Optimization of coal fly ash-based porous geopolymer synthesis and application for zinc removal from water

Coal fly ash-based porous geopolymer (CFAPG) is a potential adsorbent for heavy metal-contaminated water remediation and can also mitigate the accumulation of coal fly ash from thermal power plants. Production parameters influence the physicochemical properties (e.g., adsorption capacity) of CFAPG. Ten potential factors involved in the CFAPG production process were examined using a Plackett-Burman design (PBD) and then an orthogonal experimental design (OED).
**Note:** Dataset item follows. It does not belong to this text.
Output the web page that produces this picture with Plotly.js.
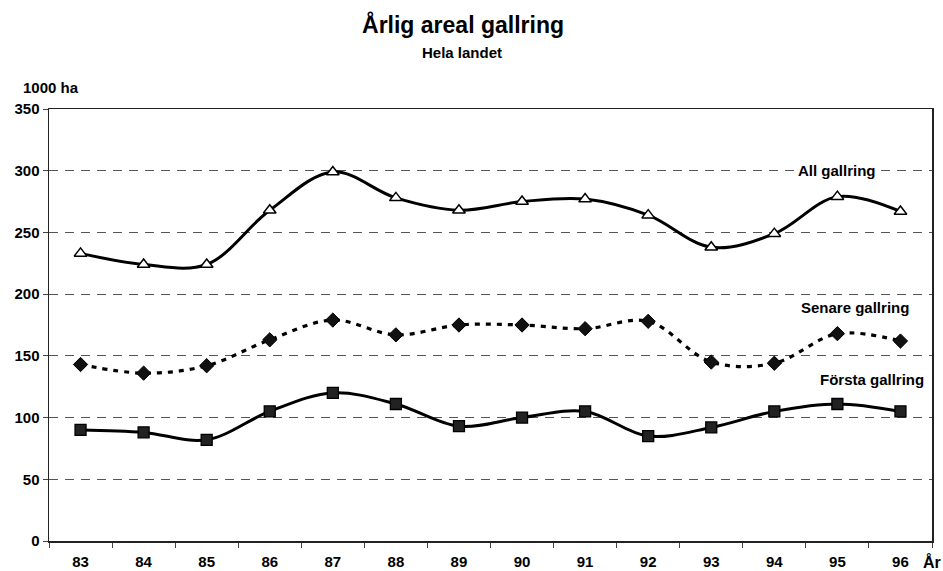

The results show the alkali activator modulus (MS), alkali-ash mass ratio (AA), foaming agent-ash mass ratio (FAR), and sodium dodecyl sulfate-ash mass ratio (SDSA) were the most important factors influencing the Zn adsorption capacity of CFAPG. Ternary plots confirm the interaction between these four factors, with the role of FAR being easily masked by other factors and MS being the least influenced by other factors. Furthermore, Zn adsorption on the CFAPG created with optimal parameters was best described by the Bi_Langmuir model, indicating two different sorption site classes on the surface of CFAPG with a total maximum Zn adsorption capacity of 13.42 mg g(-1). These results provide key parameters for the production of geopolymers as heavy metal adsorbents.